*WHAT NEEDS TO BE DONE*
Can you output the material exactly as written, minus any pictures it holds?

*INFORMATION PROVIDED*
****
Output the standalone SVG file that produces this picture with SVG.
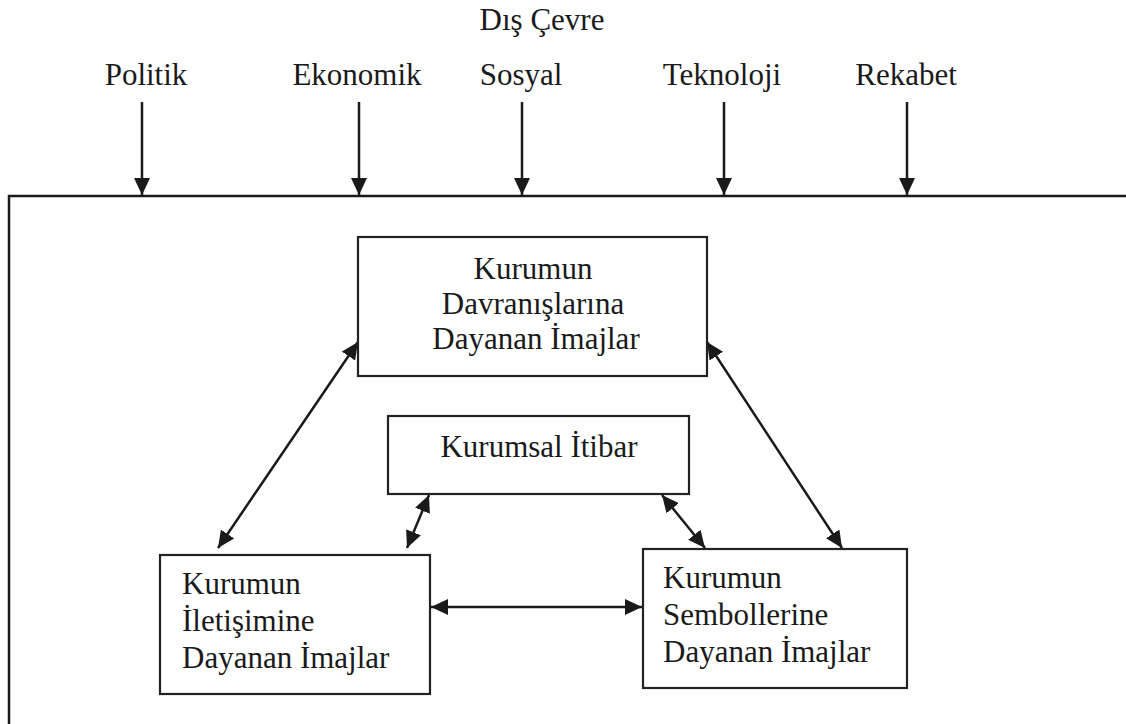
<svg xmlns="http://www.w3.org/2000/svg" width="1126" height="724" viewBox="0 0 1126 724">
<style>
text{font-family:"Liberation Serif","Times New Roman",serif;font-size:31px;fill:#1a1a1a}
.box{fill:#fff;stroke:#222;stroke-width:2.2}
.c{text-anchor:middle}
.ln{stroke:#1a1a1a;stroke-width:2.5;fill:none}
</style>
<defs>
<marker id="ah" viewBox="0 0 17 16" refX="17" refY="8" markerWidth="17" markerHeight="16" markerUnits="userSpaceOnUse" orient="auto-start-reverse">
<path d="M0,0 L17,8 L0,16 z" fill="#1a1a1a"/>
</marker>
</defs>
<rect width="1126" height="724" fill="#fff"/>
<g id="outer">
<path d="M1126,196 H9 V724" class="ln" stroke-width="2.2"/>
</g>
<g id="labels">
<text class="c" x="542" y="30">Dış Çevre</text>
<text class="c" x="146" y="85">Politik</text>
<text class="c" x="357" y="85">Ekonomik</text>
<text class="c" x="521" y="85">Sosyal</text>
<text class="c" x="722" y="85">Teknoloji</text>
<text class="c" x="906" y="85">Rekabet</text>
</g>
<g id="connectors">
<line class="ln" x1="142" y1="102" x2="142" y2="195" marker-end="url(#ah)"/>
<line class="ln" x1="359" y1="102" x2="359" y2="195" marker-end="url(#ah)"/>
<line class="ln" x1="522" y1="102" x2="522" y2="195" marker-end="url(#ah)"/>
<line class="ln" x1="724" y1="102" x2="724" y2="195" marker-end="url(#ah)"/>
<line class="ln" x1="907" y1="102" x2="907" y2="195" marker-end="url(#ah)"/>
<line class="ln" x1="358" y1="342" x2="218" y2="548" marker-start="url(#ah)" marker-end="url(#ah)"/>
<line class="ln" x1="707" y1="342" x2="842" y2="548" marker-start="url(#ah)" marker-end="url(#ah)"/>
<line class="ln" x1="429" y1="495" x2="407" y2="548" marker-start="url(#ah)" marker-end="url(#ah)"/>
<line class="ln" x1="662" y1="495" x2="705" y2="548" marker-start="url(#ah)" marker-end="url(#ah)"/>
<line class="ln" x1="431" y1="607" x2="642" y2="607" marker-start="url(#ah)" marker-end="url(#ah)"/>
</g>
<g id="davranis">
<rect class="box" x="358" y="237" width="349" height="139"/>
<text class="c" x="533" y="279">Kurumun</text>
<text class="c" x="533" y="314">Davranışlarına</text>
<text class="c" x="536" y="349">Dayanan İmajlar</text>
</g>
<g id="itibar">
<rect class="box" x="388" y="416" width="301" height="78"/>
<text class="c" x="539" y="457">Kurumsal İtibar</text>
</g>
<g id="iletisim">
<rect class="box" x="160" y="555" width="270" height="139"/>
<text x="182" y="594">Kurumun</text>
<text x="182" y="631">İletişimine</text>
<text x="182" y="668">Dayanan İmajlar</text>
</g>
<g id="sembol">
<rect class="box" x="643" y="549" width="264" height="139"/>
<text x="663" y="588">Kurumun</text>
<text x="663" y="625">Sembollerine</text>
<text x="663" y="662">Dayanan İmajlar</text>
</g>
</svg>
****
*TASK OUTPUT*
Output the standalone SVG file that produces this picture with SVG.
<svg xmlns="http://www.w3.org/2000/svg" width="1126" height="724" viewBox="0 0 1126 724">
<style>
text{font-family:"Liberation Serif","Times New Roman",serif;font-size:31px;fill:#1a1a1a}
.box{fill:#fff;stroke:#222;stroke-width:2.2}
.c{text-anchor:middle}
.ln{stroke:#1a1a1a;stroke-width:2.5;fill:none}
</style>
<defs>
<marker id="ah" viewBox="0 0 17 16" refX="17" refY="8" markerWidth="17" markerHeight="16" markerUnits="userSpaceOnUse" orient="auto-start-reverse">
<path d="M0,0 L17,8 L0,16 z" fill="#1a1a1a"/>
</marker>
</defs>
<rect width="1126" height="724" fill="#fff"/>
<g id="outer">
<path d="M1126,196 H9 V724" class="ln" stroke-width="2.2"/>
</g>
<g id="labels">
<text class="c" x="542" y="30">Dış Çevre</text>
<text class="c" x="146" y="85">Politik</text>
<text class="c" x="357" y="85">Ekonomik</text>
<text class="c" x="521" y="85">Sosyal</text>
<text class="c" x="722" y="85">Teknoloji</text>
<text class="c" x="906" y="85">Rekabet</text>
</g>
<g id="connectors">
<line class="ln" x1="142" y1="102" x2="142" y2="195" marker-end="url(#ah)"/>
<line class="ln" x1="359" y1="102" x2="359" y2="195" marker-end="url(#ah)"/>
<line class="ln" x1="522" y1="102" x2="522" y2="195" marker-end="url(#ah)"/>
<line class="ln" x1="724" y1="102" x2="724" y2="195" marker-end="url(#ah)"/>
<line class="ln" x1="907" y1="102" x2="907" y2="195" marker-end="url(#ah)"/>
<line class="ln" x1="358" y1="342" x2="218" y2="548" marker-start="url(#ah)" marker-end="url(#ah)"/>
<line class="ln" x1="707" y1="342" x2="842" y2="548" marker-start="url(#ah)" marker-end="url(#ah)"/>
<line class="ln" x1="429" y1="495" x2="407" y2="548" marker-start="url(#ah)" marker-end="url(#ah)"/>
<line class="ln" x1="662" y1="495" x2="705" y2="548" marker-start="url(#ah)" marker-end="url(#ah)"/>
<line class="ln" x1="431" y1="607" x2="642" y2="607" marker-start="url(#ah)" marker-end="url(#ah)"/>
</g>
<g id="davranis">
<rect class="box" x="358" y="237" width="349" height="139"/>
<text class="c" x="533" y="279">Kurumun</text>
<text class="c" x="533" y="314">Davranışlarına</text>
<text class="c" x="536" y="349">Dayanan İmajlar</text>
</g>
<g id="itibar">
<rect class="box" x="388" y="416" width="301" height="78"/>
<text class="c" x="539" y="457">Kurumsal İtibar</text>
</g>
<g id="iletisim">
<rect class="box" x="160" y="555" width="270" height="139"/>
<text x="182" y="594">Kurumun</text>
<text x="182" y="631">İletişimine</text>
<text x="182" y="668">Dayanan İmajlar</text>
</g>
<g id="sembol">
<rect class="box" x="643" y="549" width="264" height="139"/>
<text x="663" y="588">Kurumun</text>
<text x="663" y="625">Sembollerine</text>
<text x="663" y="662">Dayanan İmajlar</text>
</g>
</svg>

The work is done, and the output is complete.